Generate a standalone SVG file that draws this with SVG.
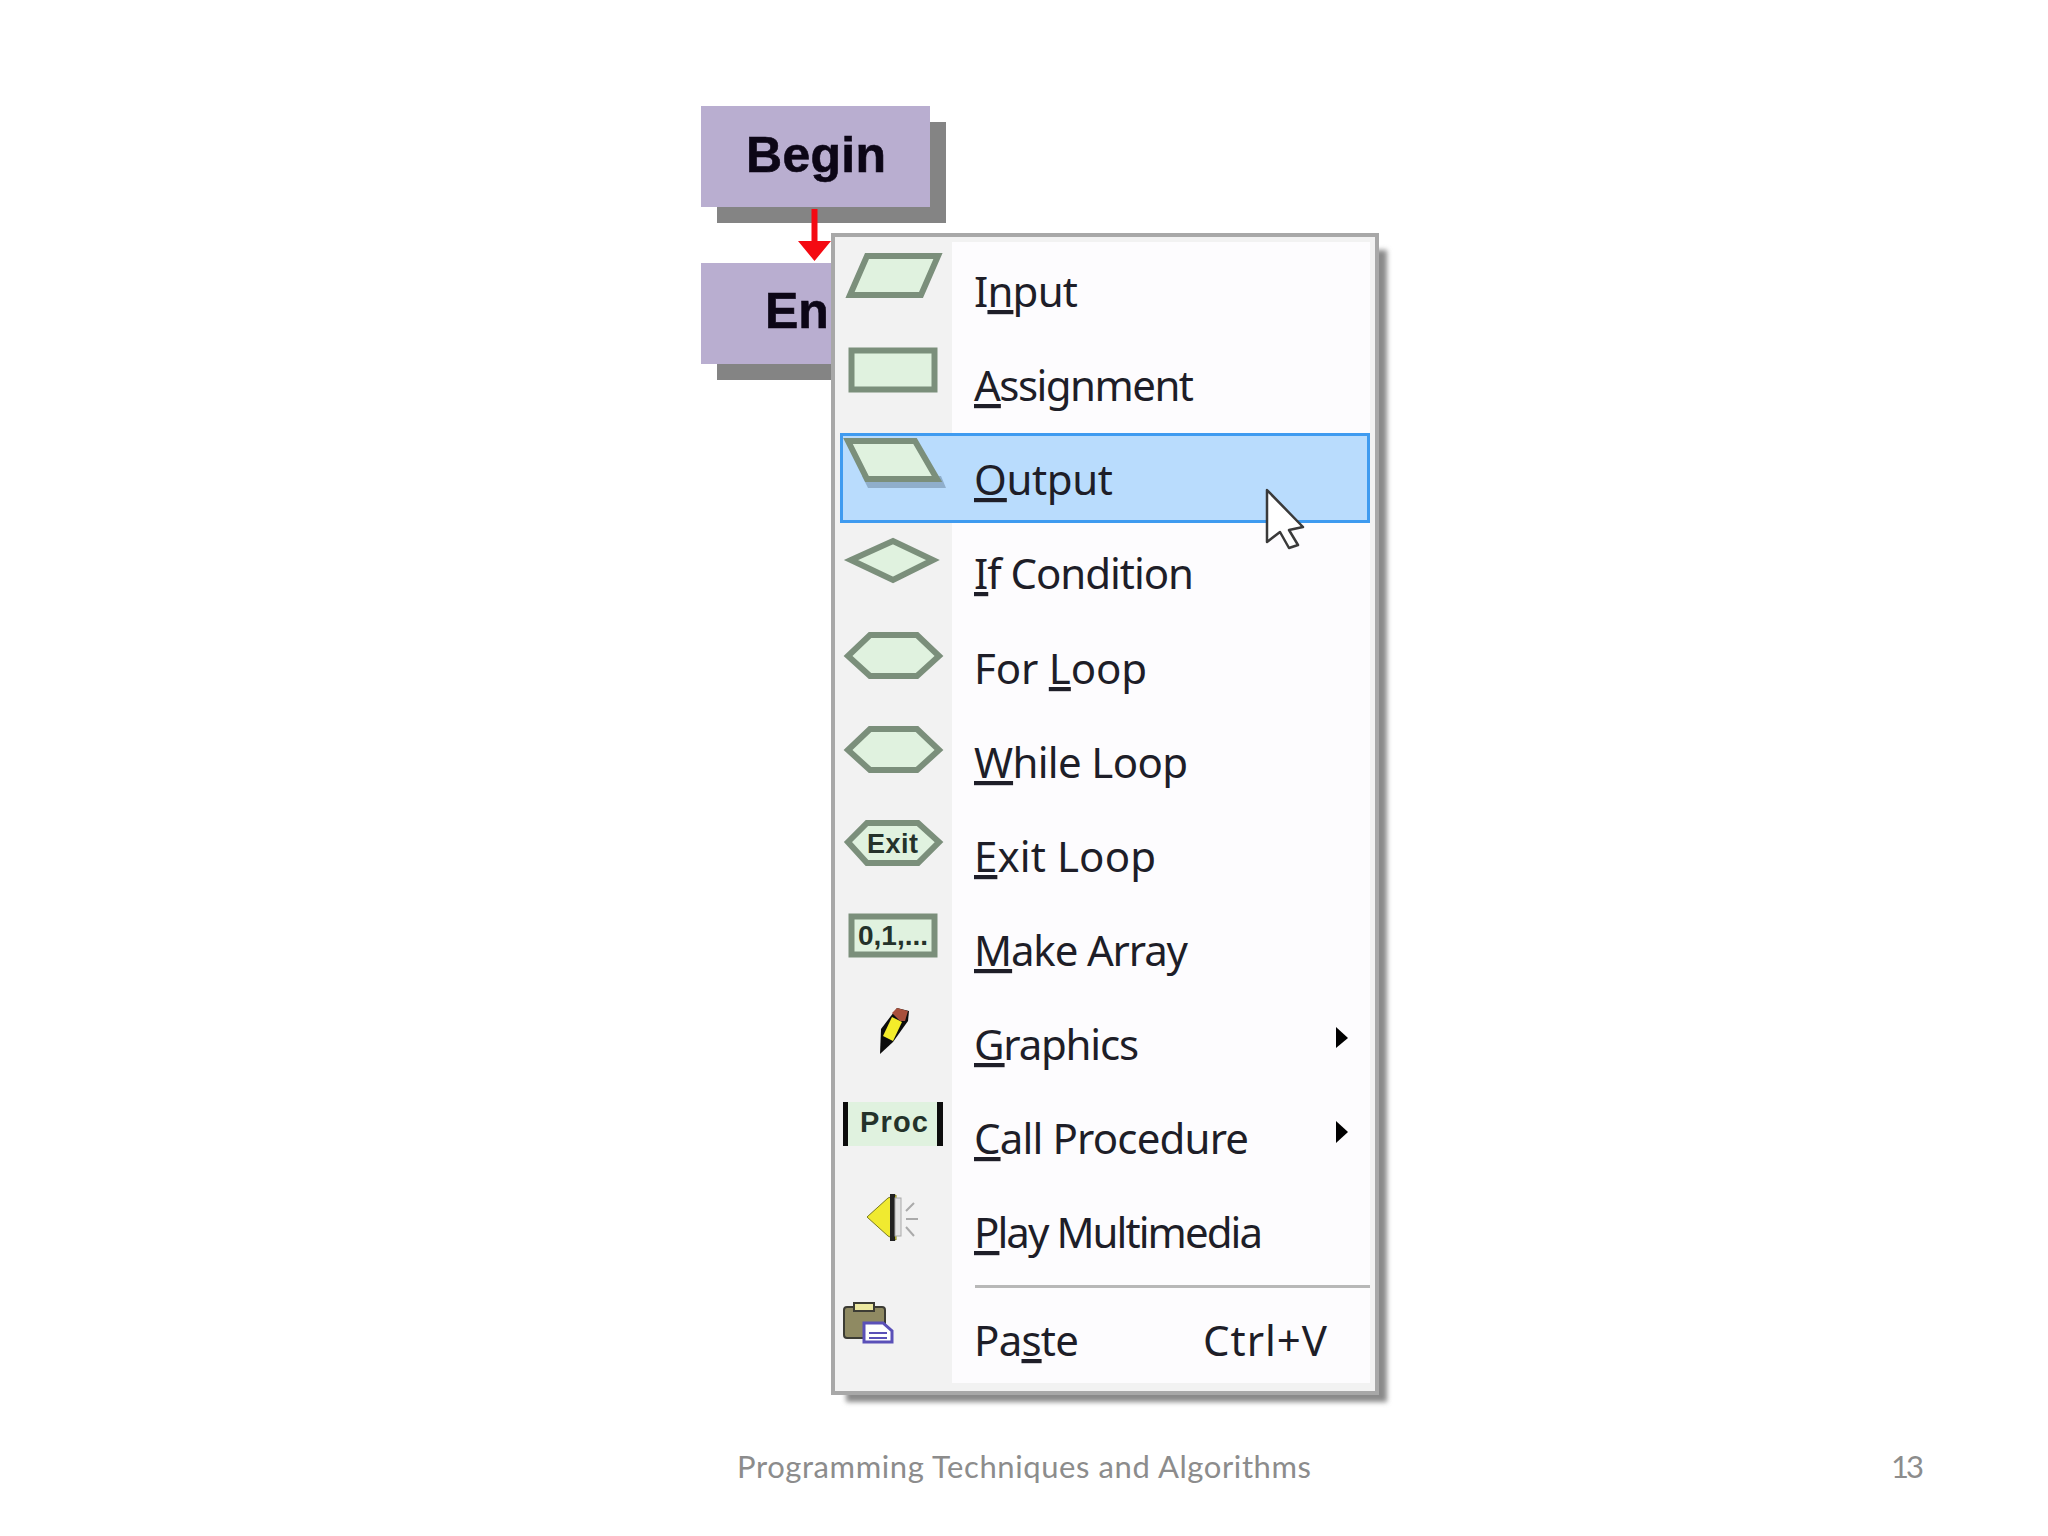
<svg xmlns="http://www.w3.org/2000/svg" width="2048" height="1536" viewBox="0 0 2048 1536">
<style>
.box{fill:#b9aed0}
.sh{fill:#848484}
.nt{font:bold 50px "Liberation Sans",Arial,sans-serif;fill:#0c0616;stroke:#0c0616;stroke-width:.6}
.it{font:42px "Noto Sans","Open Sans",sans-serif;fill:#1e1e28}
.ic{fill:#e0f2df;stroke:#7b8f7b;stroke-width:6}
.il{font-family:"Liberation Sans",Arial,sans-serif;font-weight:bold;fill:#24322a}
.ft{font:31px Lato,"Open Sans",sans-serif;fill:#8c8c8c}
.ul{text-decoration:underline}
</style>
<defs><filter id="blur" x="-5%" y="-5%" width="110%" height="110%"><feGaussianBlur stdDeviation="2.5"/></filter></defs>
<rect width="2048" height="1536" fill="#fff"/>
<g id="node-begin">
<rect class="sh" x="717" y="122" width="229" height="101"/>
<rect class="box" x="701" y="106" width="229" height="101"/>
<text class="nt" x="746" y="172" textLength="140">Begin</text>
</g>
<g id="node-end">
<rect class="sh" x="717" y="279" width="229" height="101"/>
<rect class="box" x="701" y="263" width="229" height="101"/>
<text class="nt" x="765" y="328">En</text>
</g>
<g id="connectors">
<path d="M811.500 209h6v32h13.500l-16.500 20-16.500-20h13.500z" fill="#f40a12"/>
</g>
<g id="menu">
<rect x="846" y="250" width="541" height="1152" fill="#8a8a8a" filter="url(#blur)"/>
<rect x="833" y="235" width="544" height="1158" fill="#f2f2f2" stroke="#a8a8a8" stroke-width="4"/>
<rect x="952" y="242" width="418" height="1141" fill="#fdfcfe"/>
<g id="item-input">
<polygon class="ic" points="850,295 867,256 938,256 921,295"/>
<text class="it" x="974" y="307" textLength="104">I<tspan class="ul">n</tspan>put</text>
</g>
<g id="item-assignment">
<rect class="ic" x="851.500" y="350.500" width="83" height="39"/>
<text class="it" x="974" y="401" textLength="220"><tspan class="ul">A</tspan>ssignment</text>
</g>
<g id="item-output">
<rect x="841.500" y="434.500" width="527" height="87" fill="#b9dcfd" stroke="#3f9bf0" stroke-width="3"/>
<polygon points="868,488 946,488 941,476 862,476" fill="#8faecb"/>
<polygon class="ic" points="848,441 915,441 937,479 867,479"/>
<text class="it" x="974" y="495" textLength="139"><tspan class="ul">O</tspan>utput</text>
</g>
<g id="item-if">
<polygon class="ic" points="851,560 893,541 933,560 893,580"/>
<text class="it" x="974" y="589" textLength="220"><tspan class="ul">I</tspan>f Condition</text>
</g>
<g id="item-for">
<polygon class="ic" points="848,656 870,635 917,635 939,656 917,676 870,676"/>
<text class="it" x="974" y="684" textLength="173">For <tspan class="ul">L</tspan>oop</text>
</g>
<g id="item-while">
<polygon class="ic" points="848,750 870,729 917,729 939,750 917,770 870,770"/>
<text class="it" x="974" y="778" textLength="214"><tspan class="ul">W</tspan>hile Loop</text>
</g>
<g id="item-exit">
<polygon class="ic" points="848,842 867,823 918,823 939,842 918,863 867,863"/>
<text class="il" x="867" y="853" font-size="27" textLength="51">Exit</text>
<text class="it" x="974" y="872" textLength="182"><tspan class="ul">E</tspan>xit Loop</text>
</g>
<g id="item-array">
<rect class="ic" x="851.500" y="916.500" width="83" height="38"/>
<text class="il" x="858" y="945" font-size="28" textLength="70">0,1,...</text>
<text class="it" x="974" y="966" textLength="214"><tspan class="ul">M</tspan>ake Array</text>
</g>
<g id="item-graphics">
<polygon points="880,1054 881,1029 897,1008 909,1011 908,1021 893,1042" fill="#0c0c0c"/>
<polygon points="883,1036 892,1017 902,1022 893,1041" fill="#f4ec2a"/>
<polygon points="892,1013 897,1008 908,1011 905,1021 900,1021" fill="#a8503c"/>
<text class="it" x="974" y="1060" textLength="165"><tspan class="ul">G</tspan>raphics</text>
<polygon points="1336,1027 1348,1038 1336,1048" fill="#000"/>
</g>
<g id="item-call">
<rect x="848" y="1102" width="89" height="44" fill="#e0f2df"/>
<rect x="843" y="1102" width="5" height="44" fill="#0c0c0c"/>
<rect x="937" y="1102" width="6" height="44" fill="#0c0c0c"/>
<text class="il" x="860" y="1132" font-size="29" textLength="68">Proc</text>
<text class="it" x="974" y="1154" textLength="275"><tspan class="ul">C</tspan>all Procedure</text>
<polygon points="1336,1121 1348,1132 1336,1143" fill="#000"/>
</g>
<g id="item-play">
<polygon points="867,1217 888,1198 896,1195 896,1240 888,1236" fill="#f0ea30" stroke="#7a7a20" stroke-width="1"/>
<rect x="890" y="1194" width="5" height="47" fill="#222"/>
<rect x="895" y="1198" width="6" height="38" fill="#e4e4e4" stroke="#aaa"/>
<path d="M906 1219h12M906 1211l8-8M906 1227l8 9" stroke="#aaa" stroke-width="2" fill="none"/>
<text class="it" x="974" y="1248" textLength="289"><tspan class="ul">P</tspan>lay Multimedia</text>
</g>
<rect x="975" y="1285" width="395" height="3" fill="#b8b8b8"/>
<g id="item-paste">
<rect x="844" y="1307" width="41" height="31" rx="3" fill="#8f8a62" stroke="#3c3c34" stroke-width="2"/>
<rect x="854" y="1303" width="20" height="8" fill="#ece8a0" stroke="#3c3c34" stroke-width="2"/>
<path d="M864 1342v-19h19l9 8v11z" fill="#fff" stroke="#5a50b8" stroke-width="3"/>
<path d="M869 1333h18M869 1338h18" stroke="#5a50b8" stroke-width="2"/>
<text class="it" x="974" y="1356" textLength="105">Pa<tspan class="ul">s</tspan>te</text>
<text class="it" x="1203" y="1356" textLength="124">Ctrl+V</text>
</g>
<polygon id="cursor" points="1267,490 1267,542 1280,532 1289,548 1298,545 1289,530 1303,527" fill="#fff" stroke="#3a3a3a" stroke-width="2.500" stroke-linejoin="round"/>
</g>
<text class="ft" x="737" y="1478" textLength="574">Programming Techniques and Algorithms</text>
<text class="ft" x="1891" y="1478" textLength="33">13</text>
</svg>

---

**Directive**:
Every line above should be returned word for word, with the pictures left behind.

**Task output**:
Generate a standalone SVG file that draws this with SVG.
<svg xmlns="http://www.w3.org/2000/svg" width="2048" height="1536" viewBox="0 0 2048 1536">
<style>
.box{fill:#b9aed0}
.sh{fill:#848484}
.nt{font:bold 50px "Liberation Sans",Arial,sans-serif;fill:#0c0616;stroke:#0c0616;stroke-width:.6}
.it{font:42px "Noto Sans","Open Sans",sans-serif;fill:#1e1e28}
.ic{fill:#e0f2df;stroke:#7b8f7b;stroke-width:6}
.il{font-family:"Liberation Sans",Arial,sans-serif;font-weight:bold;fill:#24322a}
.ft{font:31px Lato,"Open Sans",sans-serif;fill:#8c8c8c}
.ul{text-decoration:underline}
</style>
<defs><filter id="blur" x="-5%" y="-5%" width="110%" height="110%"><feGaussianBlur stdDeviation="2.5"/></filter></defs>
<rect width="2048" height="1536" fill="#fff"/>
<g id="node-begin">
<rect class="sh" x="717" y="122" width="229" height="101"/>
<rect class="box" x="701" y="106" width="229" height="101"/>
<text class="nt" x="746" y="172" textLength="140">Begin</text>
</g>
<g id="node-end">
<rect class="sh" x="717" y="279" width="229" height="101"/>
<rect class="box" x="701" y="263" width="229" height="101"/>
<text class="nt" x="765" y="328">En</text>
</g>
<g id="connectors">
<path d="M811.500 209h6v32h13.500l-16.500 20-16.500-20h13.500z" fill="#f40a12"/>
</g>
<g id="menu">
<rect x="846" y="250" width="541" height="1152" fill="#8a8a8a" filter="url(#blur)"/>
<rect x="833" y="235" width="544" height="1158" fill="#f2f2f2" stroke="#a8a8a8" stroke-width="4"/>
<rect x="952" y="242" width="418" height="1141" fill="#fdfcfe"/>
<g id="item-input">
<polygon class="ic" points="850,295 867,256 938,256 921,295"/>
<text class="it" x="974" y="307" textLength="104">I<tspan class="ul">n</tspan>put</text>
</g>
<g id="item-assignment">
<rect class="ic" x="851.500" y="350.500" width="83" height="39"/>
<text class="it" x="974" y="401" textLength="220"><tspan class="ul">A</tspan>ssignment</text>
</g>
<g id="item-output">
<rect x="841.500" y="434.500" width="527" height="87" fill="#b9dcfd" stroke="#3f9bf0" stroke-width="3"/>
<polygon points="868,488 946,488 941,476 862,476" fill="#8faecb"/>
<polygon class="ic" points="848,441 915,441 937,479 867,479"/>
<text class="it" x="974" y="495" textLength="139"><tspan class="ul">O</tspan>utput</text>
</g>
<g id="item-if">
<polygon class="ic" points="851,560 893,541 933,560 893,580"/>
<text class="it" x="974" y="589" textLength="220"><tspan class="ul">I</tspan>f Condition</text>
</g>
<g id="item-for">
<polygon class="ic" points="848,656 870,635 917,635 939,656 917,676 870,676"/>
<text class="it" x="974" y="684" textLength="173">For <tspan class="ul">L</tspan>oop</text>
</g>
<g id="item-while">
<polygon class="ic" points="848,750 870,729 917,729 939,750 917,770 870,770"/>
<text class="it" x="974" y="778" textLength="214"><tspan class="ul">W</tspan>hile Loop</text>
</g>
<g id="item-exit">
<polygon class="ic" points="848,842 867,823 918,823 939,842 918,863 867,863"/>
<text class="il" x="867" y="853" font-size="27" textLength="51">Exit</text>
<text class="it" x="974" y="872" textLength="182"><tspan class="ul">E</tspan>xit Loop</text>
</g>
<g id="item-array">
<rect class="ic" x="851.500" y="916.500" width="83" height="38"/>
<text class="il" x="858" y="945" font-size="28" textLength="70">0,1,...</text>
<text class="it" x="974" y="966" textLength="214"><tspan class="ul">M</tspan>ake Array</text>
</g>
<g id="item-graphics">
<polygon points="880,1054 881,1029 897,1008 909,1011 908,1021 893,1042" fill="#0c0c0c"/>
<polygon points="883,1036 892,1017 902,1022 893,1041" fill="#f4ec2a"/>
<polygon points="892,1013 897,1008 908,1011 905,1021 900,1021" fill="#a8503c"/>
<text class="it" x="974" y="1060" textLength="165"><tspan class="ul">G</tspan>raphics</text>
<polygon points="1336,1027 1348,1038 1336,1048" fill="#000"/>
</g>
<g id="item-call">
<rect x="848" y="1102" width="89" height="44" fill="#e0f2df"/>
<rect x="843" y="1102" width="5" height="44" fill="#0c0c0c"/>
<rect x="937" y="1102" width="6" height="44" fill="#0c0c0c"/>
<text class="il" x="860" y="1132" font-size="29" textLength="68">Proc</text>
<text class="it" x="974" y="1154" textLength="275"><tspan class="ul">C</tspan>all Procedure</text>
<polygon points="1336,1121 1348,1132 1336,1143" fill="#000"/>
</g>
<g id="item-play">
<polygon points="867,1217 888,1198 896,1195 896,1240 888,1236" fill="#f0ea30" stroke="#7a7a20" stroke-width="1"/>
<rect x="890" y="1194" width="5" height="47" fill="#222"/>
<rect x="895" y="1198" width="6" height="38" fill="#e4e4e4" stroke="#aaa"/>
<path d="M906 1219h12M906 1211l8-8M906 1227l8 9" stroke="#aaa" stroke-width="2" fill="none"/>
<text class="it" x="974" y="1248" textLength="289"><tspan class="ul">P</tspan>lay Multimedia</text>
</g>
<rect x="975" y="1285" width="395" height="3" fill="#b8b8b8"/>
<g id="item-paste">
<rect x="844" y="1307" width="41" height="31" rx="3" fill="#8f8a62" stroke="#3c3c34" stroke-width="2"/>
<rect x="854" y="1303" width="20" height="8" fill="#ece8a0" stroke="#3c3c34" stroke-width="2"/>
<path d="M864 1342v-19h19l9 8v11z" fill="#fff" stroke="#5a50b8" stroke-width="3"/>
<path d="M869 1333h18M869 1338h18" stroke="#5a50b8" stroke-width="2"/>
<text class="it" x="974" y="1356" textLength="105">Pa<tspan class="ul">s</tspan>te</text>
<text class="it" x="1203" y="1356" textLength="124">Ctrl+V</text>
</g>
<polygon id="cursor" points="1267,490 1267,542 1280,532 1289,548 1298,545 1289,530 1303,527" fill="#fff" stroke="#3a3a3a" stroke-width="2.500" stroke-linejoin="round"/>
</g>
<text class="ft" x="737" y="1478" textLength="574">Programming Techniques and Algorithms</text>
<text class="ft" x="1891" y="1478" textLength="33">13</text>
</svg>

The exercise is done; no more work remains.